Artikel 5 inning van de vergoeding

  • 1. De inning van de vergoeding geschiedt door of namens het luchthavenbedrijf, nadat de passagier voor zijn passage is ingecheckt.

  • 2. In afwijking van het eerste lid, kan het luchthavenbedrijf met een luchtvaartmaatschappij overeenkomen dat de door passagiers, die door de maatschappij worden vervoerd, verschuldigde vergoedingen door of namens de luchtvaartmaatschappij ten behoeve van het luchthavenbedrijf worden geïnd.

  • 3. De betaling door de passagier geschiedt tegen overlegging van een bewijs van betaling.

Artikel 6 vaststelling tarieven

  • 1. Het luchthavenbedrijf is bevoegd de tarieven voor de vergoeding vast te stellen.

  • 2. Bij de vaststelling van de tarieven kan onderscheid worden gemaakt, al naar gelang buitenlandse bestemming van de passagiers dan wel de aard van het gebruik van de gebouwen en terreinen, bedoeld in artikel 2, eerste lid.

  • 3. De tarieven luiden in Nederlandse-Antilliaanse guldens en US Dollars.

  • 4. Op een of meer daartoe geschikte en voor het publiek zichtbare plaatsen worden door het luchthavenbedrijf lijsten met de geldende tarieven opgehangen.

  • 5. Een besluit tot wijziging van een tarief wordt ten minste twee maanden tevoren door luchthavenbedrijf in ieder geval schriftelijk bekend gemaakt aan:

    • a.

      de betrokken luchtvaartmaatschappijen;

    • b.

      de in Sint Maarten gevestigde reisorganisaties;

    • c.

      de minister.

    • d.

      [vervallen]

Artikel 7

  • 1. Een wijziging in een tarief met een groter percentage dan tien of een wijziging daarin die het cumulatieve percentage van wijzingen tijdens een willekeurige periode van twaalf achtereenvolgende kalendermaanden op meer dan tien doet uitkomen, behoeft de voorafgaande goedkeuring van de minister.

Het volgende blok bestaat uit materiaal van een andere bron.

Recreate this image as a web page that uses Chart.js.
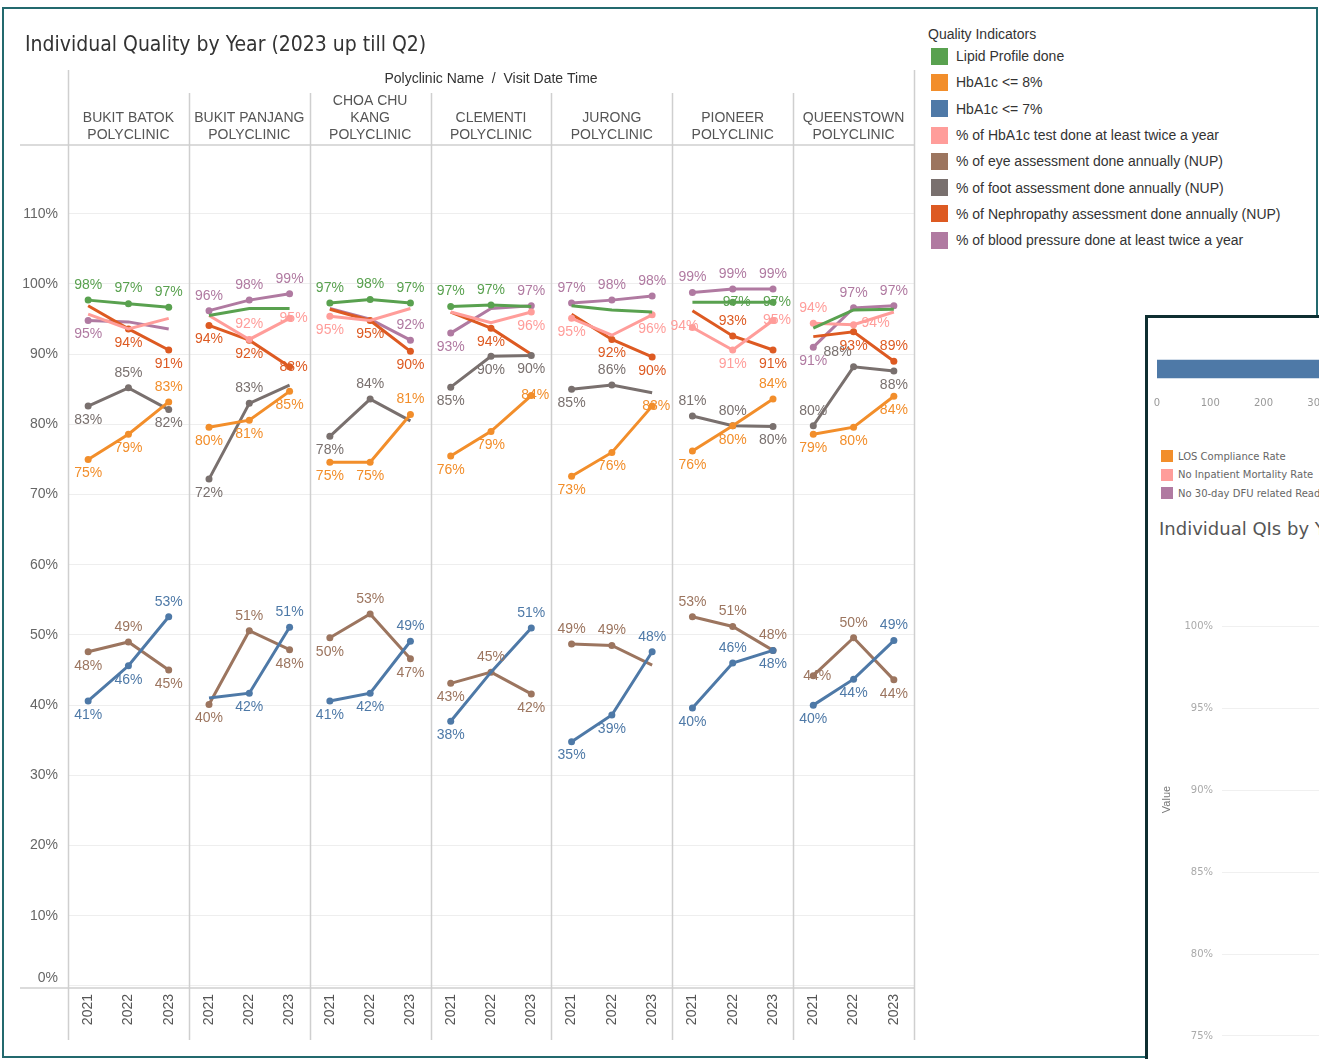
<!DOCTYPE html>
<html>
<head>
<meta charset="utf-8">
<title>Individual Quality by Year</title>
<script src="https://cdn.jsdelivr.net/npm/chart.js@4.4.0/dist/chart.umd.min.js"></script>
<style>
  body { margin: 0; width: 1319px; height: 1059px; overflow: hidden; background: #fff; position: relative;
         font-family: 'Liberation Sans', Arial, sans-serif; }
  #frame { position: absolute; left: 2px; top: 7px; width: 1312px; height: 1047px; border: 2px solid #23696e; }
  #qiChart { position: absolute; left: 0; top: 0; }
  #title { position: absolute; left: 25px; top: 32px; font-family: 'Liberation Sans Narrow', 'DejaVu Sans Condensed', sans-serif;
           font-size: 21px; color: #333; white-space: nowrap; }
  #legend { position: absolute; left: 928px; top: 25px; font-size: 14px; color: #333; }
  #legend .head { height: 18px; line-height: 18px; }
  #legend .item { height: 26.3px; display: flex; align-items: center; white-space: nowrap; }
  #legend .sw { width: 17px; height: 17px; margin: 0 8px 0 3px; }
  #other { position: absolute; left: 1145px; top: 315px; width: 400px; height: 800px; border: 3px solid #0e2f31;
           background: #fff; overflow: hidden; }
  #other canvas { position: absolute; left: 0; }
  #otherLegend { position: absolute; left: 13px; top: 129px; font-family: 'DejaVu Sans', sans-serif; font-size: 10px; color: #666; }
  #otherLegend .item { height: 18.5px; display: flex; align-items: center; white-space: nowrap; }
  #otherLegend .sw { width: 12px; height: 12px; margin-right: 5px; }
  #otherTitle { position: absolute; left: 11px; top: 200px; font-family: 'DejaVu Sans', sans-serif; font-size: 18px; color: #555; white-space: nowrap; }
</style>
</head>
<body>
<div id="frame"></div>
<canvas id="qiChart" width="920" height="1059"></canvas>
<div id="title">Individual Quality by Year (2023 up till Q2)</div>
<div id="legend"></div>
<div id="other">
  <canvas id="countChart" width="500" height="115" style="top:0"></canvas>
  <div id="otherLegend"></div>
  <div id="otherTitle">Individual QIs by Year</div>
  <canvas id="qiYearChart" width="500" height="519" style="top:222px"></canvas>
</div>

<script>
// polyclinic columns, each split into header lines
var clinics = [
  ['BUKIT BATOK', 'POLYCLINIC'],
  ['BUKIT PANJANG', 'POLYCLINIC'],
  ['CHOA CHU', 'KANG', 'POLYCLINIC'],
  ['CLEMENTI', 'POLYCLINIC'],
  ['JURONG', 'POLYCLINIC'],
  ['PIONEER', 'POLYCLINIC'],
  ['QUEENSTOWN', 'POLYCLINIC']
];
var years = ['2021', '2022', '2023'];
var yTicks = [0, 10, 20, 30, 40, 50, 60, 70, 80, 90, 100, 110];

var seriesNames = [
  'Lipid Profile done',
  'HbA1c <= 8%',
  'HbA1c <= 7%',
  '% of HbA1c test done at least twice a year',
  '% of eye assessment done annually (NUP)',
  '% of foot assessment done annually (NUP)',
  '% of Nephropathy assessment done annually (NUP)',
  '% of blood pressure done at least twice a year'
];
var seriesColors = ['#59a14f', '#f28e2b', '#4e79a7', '#ff9d9a', '#9c755f', '#79706e', '#dd5a22', '#b07aa1'];

// values per clinic, 2021 / 2022 / 2023 (%)
var lipid      = [97.7, 97.2, 96.7,  95.5, 96.5, 96.5,  97.3, 97.8, 97.3,  96.8, 97.0, 96.8,  96.9, 96.3, 96.0,  97.4, 97.4, 97.4,  93.7, 96.3, 96.4];
var hba1c8     = [75.0, 78.6, 83.2,  79.6, 80.6, 84.7,  74.6, 74.6, 81.4,  75.5, 79.0, 84.1,  72.6, 76.0, 82.6,  76.2, 79.8, 83.6,  78.6, 79.6, 84.0];
var hba1c7     = [40.6, 45.6, 52.6,  41.0, 41.7, 51.1,  40.6, 41.7, 49.1,  37.7, 44.7, 51.0,  34.8, 38.6, 47.6,  39.6, 46.0, 47.8,  40.0, 43.7, 49.2];
var hba1cTwice = [95.7, 93.6, 95.1,  95.5, 92.1, 95.1,  95.4, 94.8, 96.5,  96.0, 94.5, 96.0,  95.1, 92.7, 95.6,  93.8, 90.6, 94.8,  94.4, 94.2, 96.0];
var eyeCheck   = [47.6, 49.0, 45.0,  40.1, 50.6, 47.9,  49.6, 53.0, 46.6,  43.1, 44.7, 41.6,  48.7, 48.5, 45.7,  52.6, 51.2, 47.8,  44.2, 49.6, 43.6];
var footCheck  = [82.6, 85.2, 82.1,  72.2, 83.0, 85.6,  78.3, 83.6, 80.5,  85.3, 89.7, 89.8,  85.0, 85.6, 84.5,  81.2, 79.8, 79.7,  79.8, 88.2, 87.6];
var nephro     = [96.9, 93.6, 90.6,  94.1, 92.0, 88.2,  96.4, 94.8, 90.4,  96.0, 93.7, 90.0,  95.7, 92.1, 89.6,  96.2, 92.6, 90.6,  92.5, 93.2, 89.0];
var bpTwice    = [94.8, 94.6, 93.6,  96.2, 97.7, 98.6,  96.5, 95.0, 92.0,  93.0, 96.5, 96.9,  97.3, 97.7, 98.3,  98.8, 99.3, 99.3,  91.0, 96.6, 96.9];

var seriesValues = [lipid, hba1c8, hba1c7, hba1cTwice, eyeCheck, footCheck, nephro, bpTwice];

// which marks carry a label: a = above, b = below, c = on the mark, l / r / q = beside it, - = none
var labelPlacement = [
  'aaa' + '---' + 'aaa' + 'aa-' + '---' + '-cc' + '---',
  'bba' + 'bbb' + 'bba' + 'bbc' + 'bbc' + 'bba' + 'bbb',
  'bba' + '-ba' + 'bba' + 'b-a' + 'bba' + 'bab' + 'bba',
  '---' + '-ac' + 'b--' + '--b' + 'b-b' + 'lbc' + 'ar-',
  'bab' + 'bab' + 'bab' + 'bab' + 'aa-' + 'aaa' + 'cab',
  'bab' + 'ba-' + 'ba-' + 'bbb' + 'ba-' + 'aab' + 'aqb',
  '-bb' + 'bbc' + '-bb' + '-b-' + '-bb' + '-ab' + '-ba',
  'b--' + 'aaa' + '--a' + 'b-a' + 'aaa' + 'aaa' + 'baa'
];
var labelOffsets = { a: [0, -15], b: [0, 14], c: [4, 0], l: [-8, -1], r: [22, -2], q: [-16, -15] };

var FONT = "'Liberation Sans', Arial, sans-serif";
Chart.defaults.font.family = FONT;

// x categories: three years under every clinic
var xLabels = [];
clinics.forEach(function() { years.forEach(function(y) { xLabels.push(y); }); });

// one dataset per indicator per clinic so lines break between clinic columns
var datasets = [];
seriesValues.forEach(function(values, s) {
  clinics.forEach(function(c, ci) {
    var data = xLabels.map(function() { return null; });
    for (var k = 0; k < 3; k++) data[ci * 3 + k] = values[ci * 3 + k];
    var placement = labelPlacement[s];
    datasets.push({
      label: seriesNames[s],
      data: data,
      placement: placement,
      borderColor: seriesColors[s],
      backgroundColor: seriesColors[s],
      borderWidth: 3,
      tension: 0,
      pointRadius: function(ctx) { return placement[ctx.dataIndex] !== '-' ? 3.5 : 0; },
      pointHoverRadius: 0,
      pointBorderWidth: 0
    });
  });
});

var panelFrame = {
  id: 'panelFrame',
  beforeDatasetsDraw: function(chart) {
    var ctx = chart.ctx, a = chart.chartArea;
    var w = (a.right - a.left) / clinics.length;
    ctx.save();
    ctx.strokeStyle = '#cfcfcf';
    ctx.lineWidth = 1.5;
    ctx.beginPath();
    ctx.moveTo(20, a.top); ctx.lineTo(a.right, a.top);
    ctx.moveTo(20, a.bottom); ctx.lineTo(a.right, a.bottom);
    for (var k = 0; k <= clinics.length; k++) {
      var x = Math.round(a.left + k * w) + 0.5;
      var top = (k === 0 || k === clinics.length) ? 70 : 93;
      ctx.moveTo(x, top); ctx.lineTo(x, 1040);
    }
    ctx.stroke();

    ctx.textAlign = 'center';
    ctx.textBaseline = 'middle';
    ctx.fillStyle = '#333';
    ctx.font = '14px ' + FONT;
    ctx.fillText('Polyclinic Name  /  Visit Date Time', (a.left + a.right) / 2, 79);
    ctx.fillStyle = '#555';
    clinics.forEach(function(lines, ci) {
      var cx = a.left + (ci + 0.5) * w;
      lines.forEach(function(t, li) {
        ctx.fillText(t, cx, 135 - (lines.length - 1 - li) * 17);
      });
    });

    // the bottom tick label sits just inside the pane
    ctx.textAlign = 'right';
    ctx.fillStyle = '#666';
    ctx.fillText(yTicks[0] + '%', a.left - 10, a.bottom - 10);
    ctx.restore();
  }
};

var pointLabels = {
  id: 'pointLabels',
  afterDatasetsDraw: function(chart) {
    var ctx = chart.ctx;
    ctx.save();
    ctx.font = '14px ' + FONT;
    ctx.textAlign = 'center';
    ctx.textBaseline = 'middle';
    chart.data.datasets.forEach(function(ds, di) {
      var meta = chart.getDatasetMeta(di);
      ds.data.forEach(function(v, i) {
        if (v === null || ds.placement[i] === '-') return;
        var pt = meta.data[i], off = labelOffsets[ds.placement[i]];
        ctx.fillStyle = ds.borderColor;
        ctx.fillText(Math.round(v) + '%', pt.x + off[0], pt.y + off[1]);
      });
    });
    ctx.restore();
  }
};

new Chart(document.getElementById('qiChart'), {
  type: 'line',
  data: { labels: xLabels, datasets: datasets },
  options: {
    responsive: false,
    animation: false,
    devicePixelRatio: 1,
    layout: { padding: { top: 145, right: 6, left: 0, bottom: 0 } },
    plugins: { legend: { display: false }, tooltip: { enabled: false } },
    scales: {
      x: {
        type: 'category',
        offset: true,
        grid: { display: false },
        border: { display: false },
        ticks: { minRotation: 90, maxRotation: 90, autoSkip: false, padding: -2, color: '#555', font: { size: 14 } },
        afterFit: function(s) { s.height = 71; }
      },
      y: {
        min: -0.3,
        max: 119.8,
        grid: { color: '#eeeeee', drawTicks: false },
        border: { display: false },
        ticks: { padding: 10, font: { size: 14 },
                 color: function(c) { return c.tick && c.tick.value === 0 ? 'rgba(0,0,0,0)' : '#666'; },
                 callback: function(v) { return v + '%'; } },
        afterBuildTicks: function(s) { s.ticks = yTicks.map(function(v) { return { value: v }; }); },
        afterFit: function(s) { s.width = 68; }
      }
    }
  },
  plugins: [panelFrame, pointLabels]
});

// legend
var legend = document.getElementById('legend');
var html = '<div class="head">Quality Indicators</div>';
seriesNames.forEach(function(n, i) {
  html += '<div class="item"><span class="sw" style="background:' + seriesColors[i] + '"></span>' +
          n.replace(/</g, '&lt;') + '</div>';
});
legend.innerHTML = html;

// neighbouring dashboard sheet, partly covering the right edge
var countLabels = ['Patients'];
var countValues = [620];
new Chart(document.getElementById('countChart'), {
  type: 'bar',
  data: { labels: countLabels, datasets: [{ data: countValues, backgroundColor: '#4e79a7', barThickness: 18 }] },
  options: {
    indexAxis: 'y',
    responsive: false, animation: false, devicePixelRatio: 1,
    layout: { padding: { top: 33, left: 9, right: 0, bottom: 0 } },
    plugins: { legend: { display: false }, tooltip: { enabled: false } },
    scales: {
      x: {
        min: 0,
        max: 900,
        grid: { display: false },
        border: { display: false },
        ticks: { stepSize: 100, padding: 2, color: '#999', font: { family: 'DejaVu Sans', size: 10 } },
        title: { display: true, text: 'Distinct count of Patient', color: '#555', padding: { top: 0, bottom: 6 },
                 font: { family: 'DejaVu Sans', size: 10, weight: 'bold' } },
        afterFit: function(s) { s.height = 46; }
      },
      y: { display: false }
    }
  }
});

var otherNames = ['LOS Compliance Rate', 'No Inpatient Mortality Rate', 'No 30-day DFU related Readmission Rate'];
var otherColors = ['#f28e2b', '#ff9d9a', '#b07aa1'];
document.getElementById('otherLegend').innerHTML = otherNames.map(function(n, i) {
  return '<div class="item"><span class="sw" style="background:' + otherColors[i] + '"></span>' + n + '</div>';
}).join('');

var otherYears = ['2021', '2022', '2023'];
new Chart(document.getElementById('qiYearChart'), {
  type: 'line',
  data: { labels: otherYears, datasets: [] },
  options: {
    responsive: false, animation: false, devicePixelRatio: 1,
    layout: { padding: { top: 7, left: 0, right: 0, bottom: 0 } },
    plugins: { legend: { display: false }, tooltip: { enabled: false } },
    scales: {
      x: { display: false },
      y: {
        min: 74.51,
        max: 104.34,
        grid: { color: '#f0f0f0', drawTicks: false },
        border: { display: false },
        ticks: { stepSize: 5, includeBounds: false, padding: 9, color: '#aaa', font: { family: 'DejaVu Sans', size: 10 },
                 callback: function(v) { return v + '%'; } },
        title: { display: true, text: 'Value', color: '#777', padding: { top: 12, bottom: 0 }, font: { size: 11 } },
        afterFit: function(s) { s.width = 74; }
      }
    }
  }
});
</script>
</body>
</html>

  • 2. Het luchthavenbedrijf dient een daartoe strekkend en onderbouwd verzoek schriftelijk in.

  • 3. De minister beslist zo spoedig mogelijk op het verzoek en doet daarvan mededeling aan de Staten.

  • 4. Indien de minister na 10 weken na de indiening van het verzoek geen beslissing daarop heeft genomen, wordt de goedkeuring geacht te zijn verleend.

Artikel 8 inlichtingen

Het luchthaven bedrijf is gehouden desgevraagd de door de minister gewenste gegevens in inlichtingen te verstrekken terzake van de inning en opbrengsten van de vergoeding.

Artikel 9 slotbepalingen

[vervallen]

Artikel 10

[vervallen]

Artikel 11

[vervallen]

Artikel 12

[regelt de inwerkingtreding]

Artikel 13

Deze verordening wordt aangehaald als: Verordening vergoeding passagiersaccommodatie luchthaven.